Science and Digital Literacy

Lauren Cutter
Literate Schools
Published in
4 min readOct 22, 2018

Students today are using digital media every day for hours a day, and they are exposed to a vast amount of information. These students have to use their own judgment when choosing what to believe as truth and what they believe to be nonsense. In the field of science especially, students are faced with a lot of information that does not always make sense or it is just not possible. In this article, we will discuss how students should use their critical literacy skills to decide if what they are seeing on digital media is true or false as well as what to do when students see the fake news.

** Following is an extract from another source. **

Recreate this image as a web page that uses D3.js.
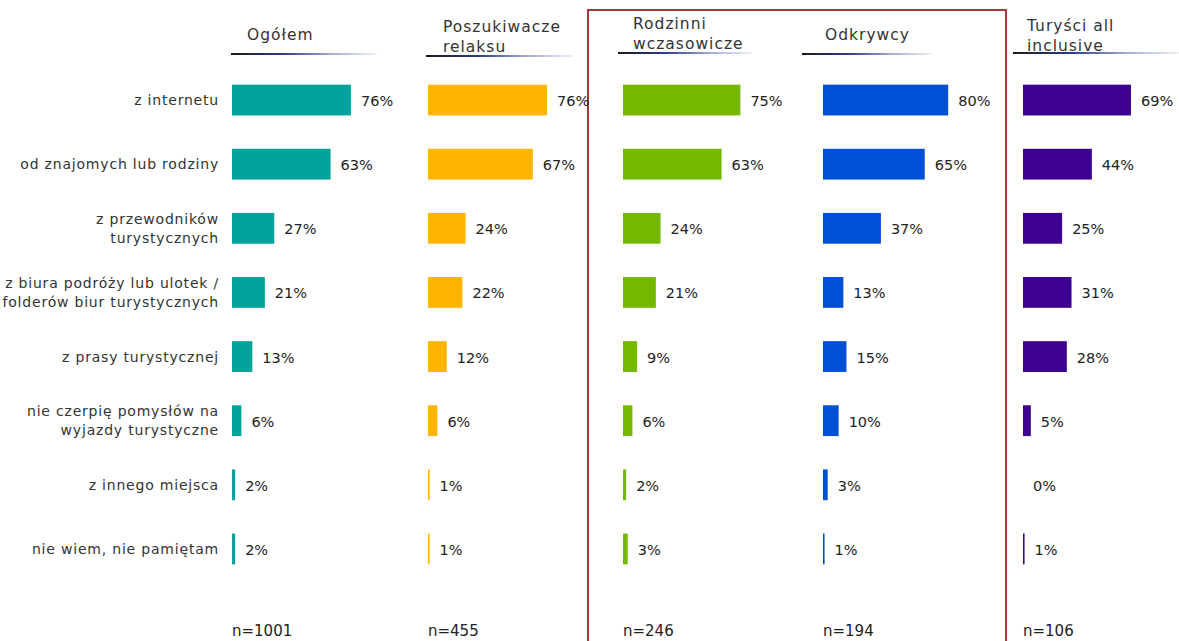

To begin with, students should have a firm grasp on what digital literacy is. As Deakin Library states in the video below, “digital literacy means as a student, you can search and navigate, think critically, and analyze as well as create and communicate and do all of this using a variety of media, and not just media of today, but things that are always adapting and changing” (2015).

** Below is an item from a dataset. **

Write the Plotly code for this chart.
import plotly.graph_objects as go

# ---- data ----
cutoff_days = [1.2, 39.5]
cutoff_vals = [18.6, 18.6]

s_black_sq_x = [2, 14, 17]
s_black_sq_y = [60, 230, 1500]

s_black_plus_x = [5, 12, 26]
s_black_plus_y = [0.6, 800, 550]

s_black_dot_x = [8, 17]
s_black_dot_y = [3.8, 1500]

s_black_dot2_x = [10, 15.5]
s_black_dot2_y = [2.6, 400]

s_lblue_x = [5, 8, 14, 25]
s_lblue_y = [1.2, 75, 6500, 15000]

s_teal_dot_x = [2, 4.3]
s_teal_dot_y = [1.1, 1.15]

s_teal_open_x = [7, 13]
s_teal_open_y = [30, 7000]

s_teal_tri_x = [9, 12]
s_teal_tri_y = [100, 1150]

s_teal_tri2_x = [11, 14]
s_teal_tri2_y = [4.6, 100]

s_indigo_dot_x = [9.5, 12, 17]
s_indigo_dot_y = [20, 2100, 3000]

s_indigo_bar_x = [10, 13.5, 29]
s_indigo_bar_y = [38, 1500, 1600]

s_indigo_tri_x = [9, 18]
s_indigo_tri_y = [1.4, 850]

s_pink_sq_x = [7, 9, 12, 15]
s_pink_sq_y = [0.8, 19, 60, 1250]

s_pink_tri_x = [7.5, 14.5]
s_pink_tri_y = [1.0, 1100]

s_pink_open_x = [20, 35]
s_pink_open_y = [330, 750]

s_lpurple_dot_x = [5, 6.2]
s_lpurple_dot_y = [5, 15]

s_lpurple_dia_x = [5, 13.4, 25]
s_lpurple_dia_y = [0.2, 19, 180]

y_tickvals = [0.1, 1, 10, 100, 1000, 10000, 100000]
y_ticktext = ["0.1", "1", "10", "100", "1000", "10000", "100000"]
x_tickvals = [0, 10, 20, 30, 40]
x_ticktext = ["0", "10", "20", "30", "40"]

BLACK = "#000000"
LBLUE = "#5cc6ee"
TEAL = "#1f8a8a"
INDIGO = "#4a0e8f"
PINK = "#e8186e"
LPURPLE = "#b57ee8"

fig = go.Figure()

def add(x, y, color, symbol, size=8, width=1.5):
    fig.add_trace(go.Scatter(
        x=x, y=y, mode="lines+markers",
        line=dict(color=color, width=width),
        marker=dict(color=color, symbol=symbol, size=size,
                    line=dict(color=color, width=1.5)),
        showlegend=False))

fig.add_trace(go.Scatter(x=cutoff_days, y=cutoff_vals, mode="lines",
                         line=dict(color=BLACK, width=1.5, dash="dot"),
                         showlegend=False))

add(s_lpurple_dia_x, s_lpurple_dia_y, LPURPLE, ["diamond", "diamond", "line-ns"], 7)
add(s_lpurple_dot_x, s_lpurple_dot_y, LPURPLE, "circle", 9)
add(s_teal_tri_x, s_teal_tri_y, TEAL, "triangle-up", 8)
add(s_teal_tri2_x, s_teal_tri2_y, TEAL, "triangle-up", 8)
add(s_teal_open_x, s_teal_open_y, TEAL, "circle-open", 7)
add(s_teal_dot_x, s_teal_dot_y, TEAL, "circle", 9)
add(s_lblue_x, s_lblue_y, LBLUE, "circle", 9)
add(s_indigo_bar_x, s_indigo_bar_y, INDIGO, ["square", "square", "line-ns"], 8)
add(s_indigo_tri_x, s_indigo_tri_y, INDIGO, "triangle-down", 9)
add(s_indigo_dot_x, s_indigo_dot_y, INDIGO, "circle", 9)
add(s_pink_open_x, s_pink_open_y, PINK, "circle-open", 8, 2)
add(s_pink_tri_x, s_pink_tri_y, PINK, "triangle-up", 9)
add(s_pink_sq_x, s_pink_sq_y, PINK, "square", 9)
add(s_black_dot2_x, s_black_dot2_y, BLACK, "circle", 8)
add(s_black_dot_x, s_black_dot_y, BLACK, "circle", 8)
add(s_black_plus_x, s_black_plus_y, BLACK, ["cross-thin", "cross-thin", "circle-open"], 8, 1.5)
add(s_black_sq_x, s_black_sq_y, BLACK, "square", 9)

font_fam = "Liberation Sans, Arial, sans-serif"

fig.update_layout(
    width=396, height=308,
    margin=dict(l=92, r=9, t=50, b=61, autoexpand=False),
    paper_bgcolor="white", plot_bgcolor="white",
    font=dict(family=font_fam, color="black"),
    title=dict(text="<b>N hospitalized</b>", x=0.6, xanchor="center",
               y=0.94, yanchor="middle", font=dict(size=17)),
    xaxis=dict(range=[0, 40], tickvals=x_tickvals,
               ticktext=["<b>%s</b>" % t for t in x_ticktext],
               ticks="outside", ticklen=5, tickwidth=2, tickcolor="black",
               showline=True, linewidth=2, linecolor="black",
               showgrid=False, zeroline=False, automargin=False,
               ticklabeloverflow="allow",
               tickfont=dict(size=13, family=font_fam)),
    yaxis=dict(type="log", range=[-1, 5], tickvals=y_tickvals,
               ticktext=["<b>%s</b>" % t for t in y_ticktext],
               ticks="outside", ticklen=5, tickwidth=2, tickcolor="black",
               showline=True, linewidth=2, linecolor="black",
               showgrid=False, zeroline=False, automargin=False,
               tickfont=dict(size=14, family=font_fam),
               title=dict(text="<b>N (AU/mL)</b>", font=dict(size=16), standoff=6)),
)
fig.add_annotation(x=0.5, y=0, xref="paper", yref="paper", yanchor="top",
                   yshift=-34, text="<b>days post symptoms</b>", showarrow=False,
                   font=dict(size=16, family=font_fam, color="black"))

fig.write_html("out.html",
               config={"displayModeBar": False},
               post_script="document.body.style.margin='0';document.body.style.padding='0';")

This encompasses my first point, science students that wish to be digitally literacy and use digital media critically should know how to apply their knowledge to current events. Students see so many things on social media and different digital sources, but what they choose to believe is entirely up to them and what they think to be true. How can students be expected to truly know how to interact on social media if they don’t know how to use and they do not have a wide variety of sources to draw information from? As Warner writes, “…most young people are not afforded any education around mobile phone-based literacy, including critical digital literacy to help then understand the ways in which the hardware, software, and social practices position them in the world as producers, consumers, or somewhere in between” (Warner, 2016). If students do not know that there are certain settings in their media that allow them to see more liberal or conservative publications and news, the students could only be seeing one side of the entire story. This puts the students at a disadvantage and they could be believing falsities. What is described here is called an echo chamber. As students see and are surrounded by more and more of one that they believe to be true, they are boosting their echo chamber and not being critically literate users of digital media.

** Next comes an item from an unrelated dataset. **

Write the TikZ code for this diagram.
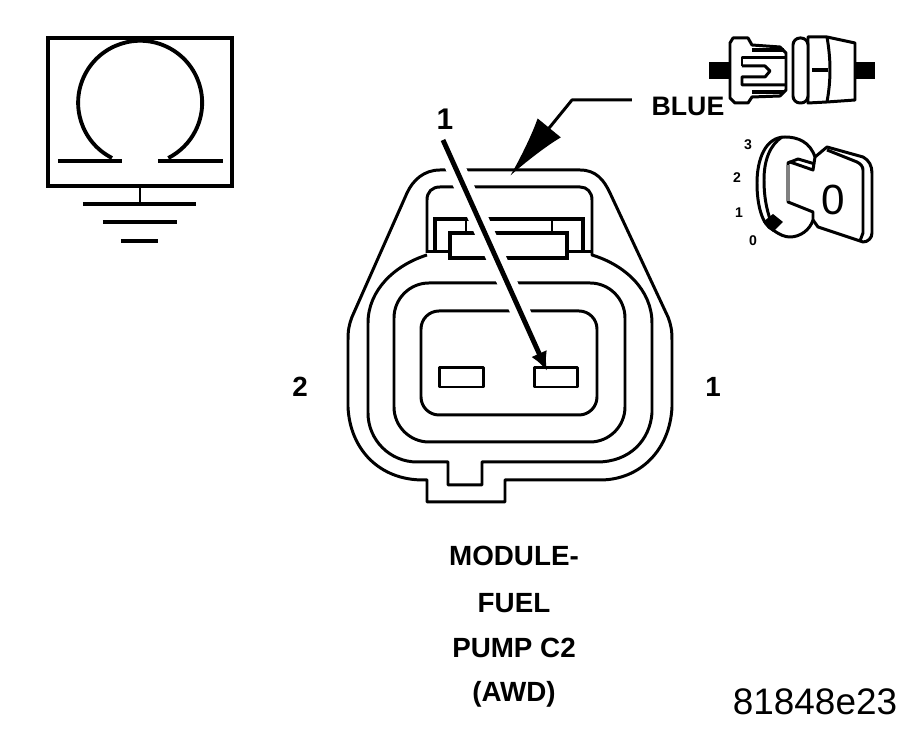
\documentclass[tikz,border=0pt]{standalone}
\usepackage{xcolor}
\usepackage{fontspec}
\setmainfont{Liberation Sans}
\usetikzlibrary{arrows.meta,calc}

\tikzset{
  wire/.style={line width=0.85pt,line join=round},
  heavy/.style={line width=1.2pt,line join=miter},
  boldlabel/.style={font=\fontsize{7.9}{9}\selectfont\bfseries,inner sep=0pt},
  ticklabel/.style={font=\fontsize{4}{5}\selectfont\bfseries,inner sep=0pt}
}

\begin{document}
\begin{tikzpicture}[x=0.01cm,y=-0.01cm]
          \useasboundingbox (0,0) rectangle (917,734);

          % ------- ground symbol box -------
          \draw[heavy] (48,38) rectangle (232,186);
          \draw[wire,line width=1.1pt] (112,158) arc[start angle=117,end angle=423,radius=62];
          \draw[heavy] (58,161) -- (122,161);
          \draw[heavy] (158,161) -- (223,161);
          \draw[wire] (140,186) -- (140,204);
          \draw[heavy] (83,204) -- (196,204);
          \draw[heavy] (103,222) -- (177,222);
          \draw[heavy] (121,241) -- (158,241);

          % ------- connector shell -------
          \draw[wire] (440,170) -- (580,170)
                .. controls (596,170) and (604,180) .. (610,193)
                -- (668,317) .. controls (671,325) and (672,330) .. (672,340)
                -- (672,407) .. controls (670,450) and (640,480) .. (600,480)
                -- (505,480) -- (505,502) -- (427,502) -- (427,480) -- (423,480)
                .. controls (380,480) and (350,450) .. (348,407)
                -- (348,340) .. controls (348,330) and (349,325) .. (352,317)
                -- (407,193) .. controls (413,180) and (424,170) .. (440,170);
          \draw[wire] (427,253) -- (427,200)
                .. controls (427,192) and (432,187) .. (440,187)
                -- (580,187) .. controls (587,187) and (592,192) .. (592,200)
                -- (592,255) .. controls (625,265) and (652,290) .. (652,323)
                -- (652,413) .. controls (650,440) and (630,462) .. (597,462)
                -- (482,462) -- (482,485) -- (448,485) -- (448,462) -- (417,462)
                .. controls (390,462) and (368,440) .. (368,413)
                -- (368,323) .. controls (368,290) and (395,265) .. (427,255);

          % ------- latch -------
          \draw[wire] (427,252) -- (450,252);
          \draw[wire] (567,252) -- (592,252);
          \draw[heavy] (435,251) -- (435,219) -- (583,219) -- (583,251);
          \draw[wire] (466,219) -- (466,233);
          \draw[wire] (552,219) -- (552,233);
          \draw[heavy] (450,233) rectangle (567,258);

          % ------- cavity -------
          \draw[wire,rounded corners=0.35cm] (394,283) rectangle (625,442);
          \draw[wire,rounded corners=0.18cm] (421,311) rectangle (597,415);
          \node[draw,wire,inner sep=0pt,minimum width=0.43cm,minimum height=0.19cm] (pinB) at (461.5,377.5) {};
          \node[draw,wire,inner sep=0pt,minimum width=0.42cm,minimum height=0.19cm] (pinA) at (556,377.5) {};

          % ------- labels -------
          \node[boldlabel] (numone) at (445,119) {\fontsize{8.5}{10}\selectfont 1};
          \node[boldlabel,font=\fontsize{7.6}{9}\selectfont\bfseries] (colour) at (688,106) {BLUE};
          \node[boldlabel] (cavB) at (300,387) {2};
          \node[boldlabel] (cavA) at (713,387) {1};
          \node[boldlabel] (line1) at (514,556) {MODULE-};
          \node[boldlabel] (line2) at (514,603) {FUEL};
          \node[boldlabel] (line3) at (514,648) {PUMP C2};
          \node[boldlabel] (line4) at (514,694) {(AWD)};
          \node[inner sep=0pt,font=\fontsize{10.5}{12}\selectfont] (figno) at (815,702) {81848e23};

          % ------- leader arrows -------
          \coordinate (numstart) at (443,140);
          \coordinate (numtip) at (547,371);
          \coordinate (colstart) at (632,100);
          \coordinate (colbend) at (572,100);
          \coordinate (coltip) at (510,176);
          \draw[white,line width=5.5pt] (numstart) -- ($(numstart)!0.9!(numtip)$);
          \draw[line width=1.4pt,-{Latex[length=1.9mm,width=1.7mm]}] (numstart) -- (numtip);
          \draw[wire,-{Latex[length=6.2mm,width=3mm]}] (colstart) -- (colbend) -- (coltip);

          % ------- plug icon -------
          \fill (709,62) rectangle (730,79);
          \fill (855,62) rectangle (875,79);
          \draw[wire,fill=white] (730,43) -- (733,38) -- (748,38) -- (752,45) -- (780,47)
                -- (786,53) -- (786,90) -- (780,96) -- (752,97) -- (748,103)
                -- (735,103) -- (730,98) -- cycle;
          \draw[heavy] (752,50) -- (784,50);
          \draw[heavy] (752,92) -- (784,92);
          \draw[wire] (742,66) -- (742,58) -- (786,58);
          \draw[wire] (742,66) -- (765,66) -- (770,71) -- (765,77) -- (742,77) -- (742,85) -- (786,85);
          \draw[wire,fill=white] (808,37) -- (827,37) -- (855,43) -- (855,100) -- (827,102) -- (808,103) -- cycle;
          \draw[wire,fill=white,rounded corners=2pt] (793,38) rectangle (808,103);
          \draw[wire] (827,37) .. controls (831,60) and (831,80) .. (827,102);
          \draw[heavy] (812,70) -- (828,70);

          % ------- ignition key icon -------
          \draw[wire] (815,157) -- (827,147) -- (863,157)
                .. controls (869,160) and (872,166) .. (872,173)
                -- (872,233) .. controls (872,238) and (868,242) .. (863,242)
                -- (818,227) -- (813,220);
          \draw[wire] (827,150) -- (857,162) .. controls (861,164) and (863,167) .. (863,170)
                -- (863,233) -- (860,241);
          \draw[wire,fill=white] (815,157) .. controls (810,142) and (798,137) .. (785,137)
                .. controls (765,137) and (757,160) .. (757,183)
                .. controls (757,205) and (762,225) .. (773,230)
                .. controls (780,235) and (785,237) .. (790,237)
                .. controls (800,237) and (810,230) .. (813,220)
                -- (813,212) -- (788,202) -- (788,163) -- (790,162) -- (813,170) -- cycle;
          \draw[gray,line width=1.3pt] (788,165) -- (788,201);
          \draw[wire] (788,163) -- (798,159) -- (815,164);
          \draw[wire] (782,137) .. controls (770,145) and (764,160) .. (764,180)
                .. controls (764,195) and (766,208) .. (771,222);
          \fill (773,214) -- (783,222) -- (773,232) -- (763,222) -- cycle;
          \node[inner sep=0pt,font=\fontsize{12}{14}\selectfont] (keyzero) at (833,200) {0};
          \node[ticklabel] (posthree) at (748,145) {3};
          \node[ticklabel] (postwo) at (737,178) {2};
          \node[ticklabel] (posone) at (739,213) {1};
          \node[ticklabel] (poszero) at (753,241) {0};
        \end{tikzpicture}
\end{document}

This brings us to point two, students have to be able to spot fake news. Fake news is known as news articles that are not real and they are put out for humor, propaganda, or just because a news outlet needs an interesting story. In the field of science, this has been proven to be a huge deal. There are so many stories floating around about many topics that are either untrue or they make no sense to the educated science student. The first step in preventing this from happening is to properly educate students in the sciences, the teacher’s job as well as the family. The next step is for someone to show the students that there are multiple types of outlets and they all report information a bit differently. When students see a story that seems a little weird or the facts do not seem right, the students need to have learned how to use a fact checking system to determine if they will choose to believe this new information.

A really great way to incorporate this type of digital literacy into the science classroom is using social media. Nova Education published some very great ways to encourage digital literacy in their 2014 article, How Social Media Can Support Science and Digital Literacy. They share ideas like using Feedly, Twitter, and Pinterest to give students a way to find reputable news sources as well as show some very crazy ones as well. It would be truly wonderful if there was a way to get students to find, share and explain an article that is very wrong scientifically with others on social media. I would like to find a way to incorporate something like this into my future classroom.

Resources

Outside Sources:

Deakin Library. (January 11, 2015). Digital Literacy. Retrieved from https://www.youtube.com/watch?v=bZvdfmc_Rvk.

Nova Education. (August 27, 2014). How Social Media Can Support Science and Digital Literacy. Retrieved from https://www.youtube.com/watch?v=bZvdfmc_Rvk.

Class Readings:

Warner, J. (2016). Warner, Julie. “Critical Digital Literacies.” Adolescents’ New Literacies with and through Mobile Phones, Peter Lang, 2017, pp. 143–159.